__Problem details__. Restate the listing below word for word, omitting any images.

__Collected data__.
::::
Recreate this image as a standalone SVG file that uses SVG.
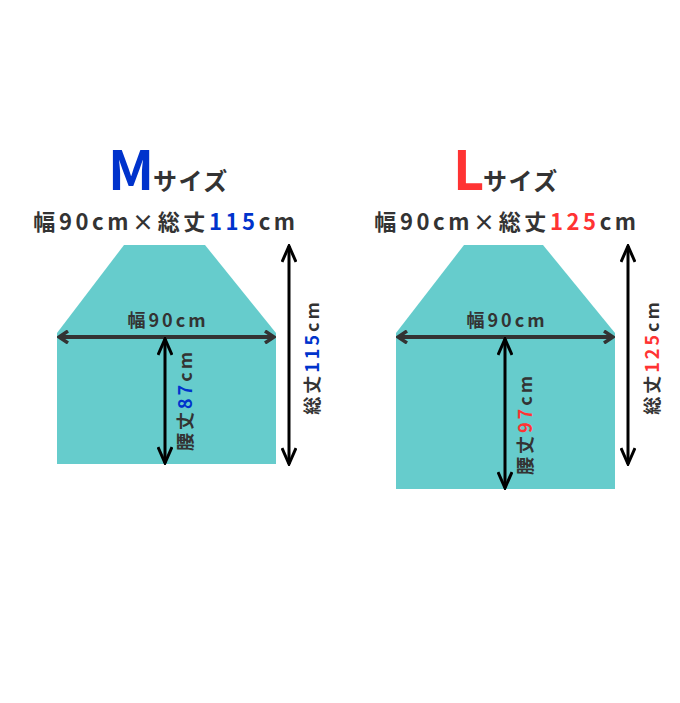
<svg xmlns="http://www.w3.org/2000/svg" width="680" height="703" viewBox="0 0 680 703">
<defs>
<style>
text{font-family:"Noto Sans CJK JP","Noto Sans",sans-serif;font-weight:bold;fill:#333}
.body{fill:#66cccc}
.blue{fill:#0033cc}
.red{fill:#ff3333}
.h{stroke:#333;stroke-width:4;fill:none}
.v{stroke:#000;stroke-width:3;fill:none}
.t1{font-size:22px;letter-spacing:3.6px}
.lab{font-size:18px;letter-spacing:3px}
.sz{font-size:24px;letter-spacing:1.5px}
</style>
<marker id="ah" viewBox="0 0 12 14" refX="10" refY="7" markerWidth="12" markerHeight="14" markerUnits="userSpaceOnUse" orient="auto-start-reverse">
<path d="M1,1 L10,7 L1,13" stroke="#333" stroke-width="3.5" fill="none" stroke-linejoin="miter"/>
</marker>
<marker id="av" viewBox="0 0 20 16" refX="18" refY="8" markerWidth="20" markerHeight="16" markerUnits="userSpaceOnUse" orient="auto-start-reverse">
<path d="M2,1 L18,8 L2,15" stroke="#000" stroke-width="3" fill="none"/>
</marker>
</defs>

<g id="m-size">
<g id="m-title">
<text x="108" y="190" class="blue" style="font-size:54px">M</text>
<text x="153" y="190" class="sz">サイズ</text>
<text x="166" y="230" class="t1" text-anchor="middle">幅90cm×総丈<tspan class="blue">115</tspan>cm</text>
</g>
<g id="m-body">
<polygon class="body" points="124,245 205,245 276,333 276,464 57,464 57,333"/>
</g>
<g id="m-labels">
<text x="168" y="327" class="lab" text-anchor="middle">幅90cm</text>
<text transform="translate(192,400) rotate(-90)" class="lab" text-anchor="middle">腰丈<tspan class="blue">87</tspan>cm</text>
<text transform="translate(319,357) rotate(-90)" class="lab" text-anchor="middle">総丈<tspan class="blue">115</tspan>cm</text>
</g>
</g>

<g id="l-size">
<g id="l-title">
<text x="453" y="190" class="red" style="font-size:54px">L</text>
<text x="483" y="190" class="sz">サイズ</text>
<text x="507" y="230" class="t1" text-anchor="middle">幅90cm×総丈<tspan class="red">125</tspan>cm</text>
</g>
<g id="l-body">
<polygon class="body" points="464,245 543,245 615,333 615,489 396,489 396,333"/>
</g>
<g id="l-labels">
<text x="507" y="327" class="lab" text-anchor="middle">幅90cm</text>
<text transform="translate(532,424) rotate(-90)" class="lab" text-anchor="middle">腰丈<tspan class="red">97</tspan>cm</text>
<text transform="translate(659,357) rotate(-90)" class="lab" text-anchor="middle">総丈<tspan class="red">125</tspan>cm</text>
</g>
</g>

<g id="connectors">
<line class="h" x1="59" y1="337" x2="274" y2="337" marker-start="url(#ah)" marker-end="url(#ah)"/>
<line class="v" x1="165" y1="339" x2="165" y2="463" marker-start="url(#av)" marker-end="url(#av)"/>
<line class="v" x1="289" y1="246" x2="289" y2="464" marker-start="url(#av)" marker-end="url(#av)"/>
<line class="h" x1="398" y1="337" x2="613" y2="337" marker-start="url(#ah)" marker-end="url(#ah)"/>
<line class="v" x1="505" y1="339" x2="505" y2="488" marker-start="url(#av)" marker-end="url(#av)"/>
<line class="v" x1="628" y1="246" x2="628" y2="464" marker-start="url(#av)" marker-end="url(#av)"/>
</g>
</svg>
::::
__Expected answer__.
Recreate this image as a standalone SVG file that uses SVG.
<svg xmlns="http://www.w3.org/2000/svg" width="680" height="703" viewBox="0 0 680 703">
<defs>
<style>
text{font-family:"Noto Sans CJK JP","Noto Sans",sans-serif;font-weight:bold;fill:#333}
.body{fill:#66cccc}
.blue{fill:#0033cc}
.red{fill:#ff3333}
.h{stroke:#333;stroke-width:4;fill:none}
.v{stroke:#000;stroke-width:3;fill:none}
.t1{font-size:22px;letter-spacing:3.6px}
.lab{font-size:18px;letter-spacing:3px}
.sz{font-size:24px;letter-spacing:1.5px}
</style>
<marker id="ah" viewBox="0 0 12 14" refX="10" refY="7" markerWidth="12" markerHeight="14" markerUnits="userSpaceOnUse" orient="auto-start-reverse">
<path d="M1,1 L10,7 L1,13" stroke="#333" stroke-width="3.5" fill="none" stroke-linejoin="miter"/>
</marker>
<marker id="av" viewBox="0 0 20 16" refX="18" refY="8" markerWidth="20" markerHeight="16" markerUnits="userSpaceOnUse" orient="auto-start-reverse">
<path d="M2,1 L18,8 L2,15" stroke="#000" stroke-width="3" fill="none"/>
</marker>
</defs>

<g id="m-size">
<g id="m-title">
<text x="108" y="190" class="blue" style="font-size:54px">M</text>
<text x="153" y="190" class="sz">サイズ</text>
<text x="166" y="230" class="t1" text-anchor="middle">幅90cm×総丈<tspan class="blue">115</tspan>cm</text>
</g>
<g id="m-body">
<polygon class="body" points="124,245 205,245 276,333 276,464 57,464 57,333"/>
</g>
<g id="m-labels">
<text x="168" y="327" class="lab" text-anchor="middle">幅90cm</text>
<text transform="translate(192,400) rotate(-90)" class="lab" text-anchor="middle">腰丈<tspan class="blue">87</tspan>cm</text>
<text transform="translate(319,357) rotate(-90)" class="lab" text-anchor="middle">総丈<tspan class="blue">115</tspan>cm</text>
</g>
</g>

<g id="l-size">
<g id="l-title">
<text x="453" y="190" class="red" style="font-size:54px">L</text>
<text x="483" y="190" class="sz">サイズ</text>
<text x="507" y="230" class="t1" text-anchor="middle">幅90cm×総丈<tspan class="red">125</tspan>cm</text>
</g>
<g id="l-body">
<polygon class="body" points="464,245 543,245 615,333 615,489 396,489 396,333"/>
</g>
<g id="l-labels">
<text x="507" y="327" class="lab" text-anchor="middle">幅90cm</text>
<text transform="translate(532,424) rotate(-90)" class="lab" text-anchor="middle">腰丈<tspan class="red">97</tspan>cm</text>
<text transform="translate(659,357) rotate(-90)" class="lab" text-anchor="middle">総丈<tspan class="red">125</tspan>cm</text>
</g>
</g>

<g id="connectors">
<line class="h" x1="59" y1="337" x2="274" y2="337" marker-start="url(#ah)" marker-end="url(#ah)"/>
<line class="v" x1="165" y1="339" x2="165" y2="463" marker-start="url(#av)" marker-end="url(#av)"/>
<line class="v" x1="289" y1="246" x2="289" y2="464" marker-start="url(#av)" marker-end="url(#av)"/>
<line class="h" x1="398" y1="337" x2="613" y2="337" marker-start="url(#ah)" marker-end="url(#ah)"/>
<line class="v" x1="505" y1="339" x2="505" y2="488" marker-start="url(#av)" marker-end="url(#av)"/>
<line class="v" x1="628" y1="246" x2="628" y2="464" marker-start="url(#av)" marker-end="url(#av)"/>
</g>
</svg>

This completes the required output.